┌────────
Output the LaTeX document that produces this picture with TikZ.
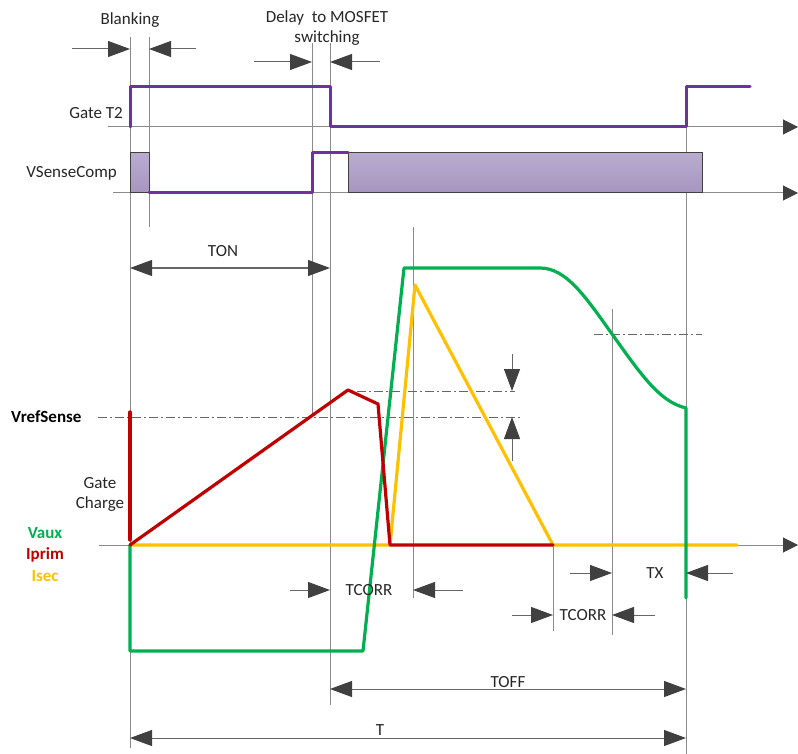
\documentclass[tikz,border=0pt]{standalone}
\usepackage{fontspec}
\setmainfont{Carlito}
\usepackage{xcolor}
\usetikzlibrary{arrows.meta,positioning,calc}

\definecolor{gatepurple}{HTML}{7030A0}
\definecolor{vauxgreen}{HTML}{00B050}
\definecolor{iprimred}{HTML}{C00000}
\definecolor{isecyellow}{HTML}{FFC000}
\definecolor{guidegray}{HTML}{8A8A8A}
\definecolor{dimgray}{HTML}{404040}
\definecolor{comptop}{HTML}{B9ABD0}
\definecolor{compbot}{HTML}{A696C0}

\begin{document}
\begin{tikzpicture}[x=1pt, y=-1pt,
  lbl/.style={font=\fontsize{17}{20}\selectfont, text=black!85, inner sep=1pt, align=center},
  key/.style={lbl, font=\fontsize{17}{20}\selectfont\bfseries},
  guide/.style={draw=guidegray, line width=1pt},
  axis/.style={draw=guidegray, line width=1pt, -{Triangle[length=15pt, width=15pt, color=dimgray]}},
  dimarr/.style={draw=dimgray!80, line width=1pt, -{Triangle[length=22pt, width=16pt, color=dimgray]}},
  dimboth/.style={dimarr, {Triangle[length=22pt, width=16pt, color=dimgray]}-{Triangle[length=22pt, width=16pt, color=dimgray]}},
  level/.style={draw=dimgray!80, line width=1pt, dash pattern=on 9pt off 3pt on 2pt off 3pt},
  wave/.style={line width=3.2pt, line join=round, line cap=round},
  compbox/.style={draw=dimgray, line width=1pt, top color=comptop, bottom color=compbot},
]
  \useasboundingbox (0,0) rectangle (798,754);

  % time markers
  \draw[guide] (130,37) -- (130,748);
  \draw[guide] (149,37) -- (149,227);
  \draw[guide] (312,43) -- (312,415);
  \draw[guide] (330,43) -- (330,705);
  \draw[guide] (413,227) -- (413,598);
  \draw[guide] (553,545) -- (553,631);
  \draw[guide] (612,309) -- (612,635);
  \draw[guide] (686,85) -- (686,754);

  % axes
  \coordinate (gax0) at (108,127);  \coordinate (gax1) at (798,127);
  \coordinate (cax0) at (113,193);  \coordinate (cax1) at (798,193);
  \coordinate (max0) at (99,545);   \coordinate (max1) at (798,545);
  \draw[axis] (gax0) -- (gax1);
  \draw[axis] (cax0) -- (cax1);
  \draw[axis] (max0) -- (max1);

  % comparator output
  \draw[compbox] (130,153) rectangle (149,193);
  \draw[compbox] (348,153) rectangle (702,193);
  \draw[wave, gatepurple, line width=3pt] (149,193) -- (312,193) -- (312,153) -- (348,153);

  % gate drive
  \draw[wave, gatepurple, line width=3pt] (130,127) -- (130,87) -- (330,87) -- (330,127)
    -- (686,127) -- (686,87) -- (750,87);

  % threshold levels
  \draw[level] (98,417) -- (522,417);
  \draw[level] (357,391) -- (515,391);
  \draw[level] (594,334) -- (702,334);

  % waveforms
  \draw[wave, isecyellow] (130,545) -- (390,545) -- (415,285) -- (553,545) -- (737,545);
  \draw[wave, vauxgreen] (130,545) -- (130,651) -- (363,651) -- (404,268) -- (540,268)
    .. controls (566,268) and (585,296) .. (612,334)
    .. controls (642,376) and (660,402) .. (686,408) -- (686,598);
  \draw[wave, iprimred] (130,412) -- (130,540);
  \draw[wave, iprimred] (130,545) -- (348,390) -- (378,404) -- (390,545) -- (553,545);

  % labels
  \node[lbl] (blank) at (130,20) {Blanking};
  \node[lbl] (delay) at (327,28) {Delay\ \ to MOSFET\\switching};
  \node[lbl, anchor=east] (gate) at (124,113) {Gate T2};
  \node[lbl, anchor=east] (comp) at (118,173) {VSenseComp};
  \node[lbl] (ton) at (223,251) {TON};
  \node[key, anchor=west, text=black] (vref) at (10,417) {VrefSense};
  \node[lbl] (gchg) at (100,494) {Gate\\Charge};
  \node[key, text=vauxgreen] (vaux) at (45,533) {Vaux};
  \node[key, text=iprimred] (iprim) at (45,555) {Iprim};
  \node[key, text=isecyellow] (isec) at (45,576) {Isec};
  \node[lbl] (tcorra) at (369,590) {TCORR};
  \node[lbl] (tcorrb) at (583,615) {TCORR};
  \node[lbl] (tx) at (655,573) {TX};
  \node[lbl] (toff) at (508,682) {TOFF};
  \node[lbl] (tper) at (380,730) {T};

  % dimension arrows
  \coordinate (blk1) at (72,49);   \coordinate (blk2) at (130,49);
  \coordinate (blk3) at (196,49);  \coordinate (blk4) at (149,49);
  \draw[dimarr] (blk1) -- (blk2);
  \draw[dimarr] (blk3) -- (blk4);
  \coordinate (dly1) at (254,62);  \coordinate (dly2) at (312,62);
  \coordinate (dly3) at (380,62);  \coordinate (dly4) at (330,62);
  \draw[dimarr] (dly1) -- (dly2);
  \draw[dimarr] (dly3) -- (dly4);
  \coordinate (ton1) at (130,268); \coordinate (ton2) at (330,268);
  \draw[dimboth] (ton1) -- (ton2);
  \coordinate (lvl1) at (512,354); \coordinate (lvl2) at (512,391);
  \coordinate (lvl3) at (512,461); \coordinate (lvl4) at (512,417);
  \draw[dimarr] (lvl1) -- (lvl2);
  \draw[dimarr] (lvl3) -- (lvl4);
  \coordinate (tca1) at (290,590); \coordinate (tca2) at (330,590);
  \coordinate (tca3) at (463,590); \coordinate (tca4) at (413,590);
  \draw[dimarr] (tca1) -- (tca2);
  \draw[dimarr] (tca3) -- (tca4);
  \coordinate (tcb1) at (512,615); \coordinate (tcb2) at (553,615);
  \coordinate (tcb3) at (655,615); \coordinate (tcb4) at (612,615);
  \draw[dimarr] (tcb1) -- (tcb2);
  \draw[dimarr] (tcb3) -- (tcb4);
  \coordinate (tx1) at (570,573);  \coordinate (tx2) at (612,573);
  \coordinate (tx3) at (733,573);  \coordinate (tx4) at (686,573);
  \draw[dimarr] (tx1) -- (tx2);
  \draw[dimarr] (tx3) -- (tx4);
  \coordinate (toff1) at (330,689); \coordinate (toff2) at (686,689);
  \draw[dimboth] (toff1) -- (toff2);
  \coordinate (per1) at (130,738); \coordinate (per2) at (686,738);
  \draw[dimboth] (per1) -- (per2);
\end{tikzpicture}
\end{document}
└────────
> Objective
Quote the listing above in full, except for the pictures.

> Answer to the problem
Output the LaTeX document that produces this picture with TikZ.
\documentclass[tikz,border=0pt]{standalone}
\usepackage{fontspec}
\setmainfont{Carlito}
\usepackage{xcolor}
\usetikzlibrary{arrows.meta,positioning,calc}

\definecolor{gatepurple}{HTML}{7030A0}
\definecolor{vauxgreen}{HTML}{00B050}
\definecolor{iprimred}{HTML}{C00000}
\definecolor{isecyellow}{HTML}{FFC000}
\definecolor{guidegray}{HTML}{8A8A8A}
\definecolor{dimgray}{HTML}{404040}
\definecolor{comptop}{HTML}{B9ABD0}
\definecolor{compbot}{HTML}{A696C0}

\begin{document}
\begin{tikzpicture}[x=1pt, y=-1pt,
  lbl/.style={font=\fontsize{17}{20}\selectfont, text=black!85, inner sep=1pt, align=center},
  key/.style={lbl, font=\fontsize{17}{20}\selectfont\bfseries},
  guide/.style={draw=guidegray, line width=1pt},
  axis/.style={draw=guidegray, line width=1pt, -{Triangle[length=15pt, width=15pt, color=dimgray]}},
  dimarr/.style={draw=dimgray!80, line width=1pt, -{Triangle[length=22pt, width=16pt, color=dimgray]}},
  dimboth/.style={dimarr, {Triangle[length=22pt, width=16pt, color=dimgray]}-{Triangle[length=22pt, width=16pt, color=dimgray]}},
  level/.style={draw=dimgray!80, line width=1pt, dash pattern=on 9pt off 3pt on 2pt off 3pt},
  wave/.style={line width=3.2pt, line join=round, line cap=round},
  compbox/.style={draw=dimgray, line width=1pt, top color=comptop, bottom color=compbot},
]
  \useasboundingbox (0,0) rectangle (798,754);

  % time markers
  \draw[guide] (130,37) -- (130,748);
  \draw[guide] (149,37) -- (149,227);
  \draw[guide] (312,43) -- (312,415);
  \draw[guide] (330,43) -- (330,705);
  \draw[guide] (413,227) -- (413,598);
  \draw[guide] (553,545) -- (553,631);
  \draw[guide] (612,309) -- (612,635);
  \draw[guide] (686,85) -- (686,754);

  % axes
  \coordinate (gax0) at (108,127);  \coordinate (gax1) at (798,127);
  \coordinate (cax0) at (113,193);  \coordinate (cax1) at (798,193);
  \coordinate (max0) at (99,545);   \coordinate (max1) at (798,545);
  \draw[axis] (gax0) -- (gax1);
  \draw[axis] (cax0) -- (cax1);
  \draw[axis] (max0) -- (max1);

  % comparator output
  \draw[compbox] (130,153) rectangle (149,193);
  \draw[compbox] (348,153) rectangle (702,193);
  \draw[wave, gatepurple, line width=3pt] (149,193) -- (312,193) -- (312,153) -- (348,153);

  % gate drive
  \draw[wave, gatepurple, line width=3pt] (130,127) -- (130,87) -- (330,87) -- (330,127)
    -- (686,127) -- (686,87) -- (750,87);

  % threshold levels
  \draw[level] (98,417) -- (522,417);
  \draw[level] (357,391) -- (515,391);
  \draw[level] (594,334) -- (702,334);

  % waveforms
  \draw[wave, isecyellow] (130,545) -- (390,545) -- (415,285) -- (553,545) -- (737,545);
  \draw[wave, vauxgreen] (130,545) -- (130,651) -- (363,651) -- (404,268) -- (540,268)
    .. controls (566,268) and (585,296) .. (612,334)
    .. controls (642,376) and (660,402) .. (686,408) -- (686,598);
  \draw[wave, iprimred] (130,412) -- (130,540);
  \draw[wave, iprimred] (130,545) -- (348,390) -- (378,404) -- (390,545) -- (553,545);

  % labels
  \node[lbl] (blank) at (130,20) {Blanking};
  \node[lbl] (delay) at (327,28) {Delay\ \ to MOSFET\\switching};
  \node[lbl, anchor=east] (gate) at (124,113) {Gate T2};
  \node[lbl, anchor=east] (comp) at (118,173) {VSenseComp};
  \node[lbl] (ton) at (223,251) {TON};
  \node[key, anchor=west, text=black] (vref) at (10,417) {VrefSense};
  \node[lbl] (gchg) at (100,494) {Gate\\Charge};
  \node[key, text=vauxgreen] (vaux) at (45,533) {Vaux};
  \node[key, text=iprimred] (iprim) at (45,555) {Iprim};
  \node[key, text=isecyellow] (isec) at (45,576) {Isec};
  \node[lbl] (tcorra) at (369,590) {TCORR};
  \node[lbl] (tcorrb) at (583,615) {TCORR};
  \node[lbl] (tx) at (655,573) {TX};
  \node[lbl] (toff) at (508,682) {TOFF};
  \node[lbl] (tper) at (380,730) {T};

  % dimension arrows
  \coordinate (blk1) at (72,49);   \coordinate (blk2) at (130,49);
  \coordinate (blk3) at (196,49);  \coordinate (blk4) at (149,49);
  \draw[dimarr] (blk1) -- (blk2);
  \draw[dimarr] (blk3) -- (blk4);
  \coordinate (dly1) at (254,62);  \coordinate (dly2) at (312,62);
  \coordinate (dly3) at (380,62);  \coordinate (dly4) at (330,62);
  \draw[dimarr] (dly1) -- (dly2);
  \draw[dimarr] (dly3) -- (dly4);
  \coordinate (ton1) at (130,268); \coordinate (ton2) at (330,268);
  \draw[dimboth] (ton1) -- (ton2);
  \coordinate (lvl1) at (512,354); \coordinate (lvl2) at (512,391);
  \coordinate (lvl3) at (512,461); \coordinate (lvl4) at (512,417);
  \draw[dimarr] (lvl1) -- (lvl2);
  \draw[dimarr] (lvl3) -- (lvl4);
  \coordinate (tca1) at (290,590); \coordinate (tca2) at (330,590);
  \coordinate (tca3) at (463,590); \coordinate (tca4) at (413,590);
  \draw[dimarr] (tca1) -- (tca2);
  \draw[dimarr] (tca3) -- (tca4);
  \coordinate (tcb1) at (512,615); \coordinate (tcb2) at (553,615);
  \coordinate (tcb3) at (655,615); \coordinate (tcb4) at (612,615);
  \draw[dimarr] (tcb1) -- (tcb2);
  \draw[dimarr] (tcb3) -- (tcb4);
  \coordinate (tx1) at (570,573);  \coordinate (tx2) at (612,573);
  \coordinate (tx3) at (733,573);  \coordinate (tx4) at (686,573);
  \draw[dimarr] (tx1) -- (tx2);
  \draw[dimarr] (tx3) -- (tx4);
  \coordinate (toff1) at (330,689); \coordinate (toff2) at (686,689);
  \draw[dimboth] (toff1) -- (toff2);
  \coordinate (per1) at (130,738); \coordinate (per2) at (686,738);
  \draw[dimboth] (per1) -- (per2);
\end{tikzpicture}
\end{document}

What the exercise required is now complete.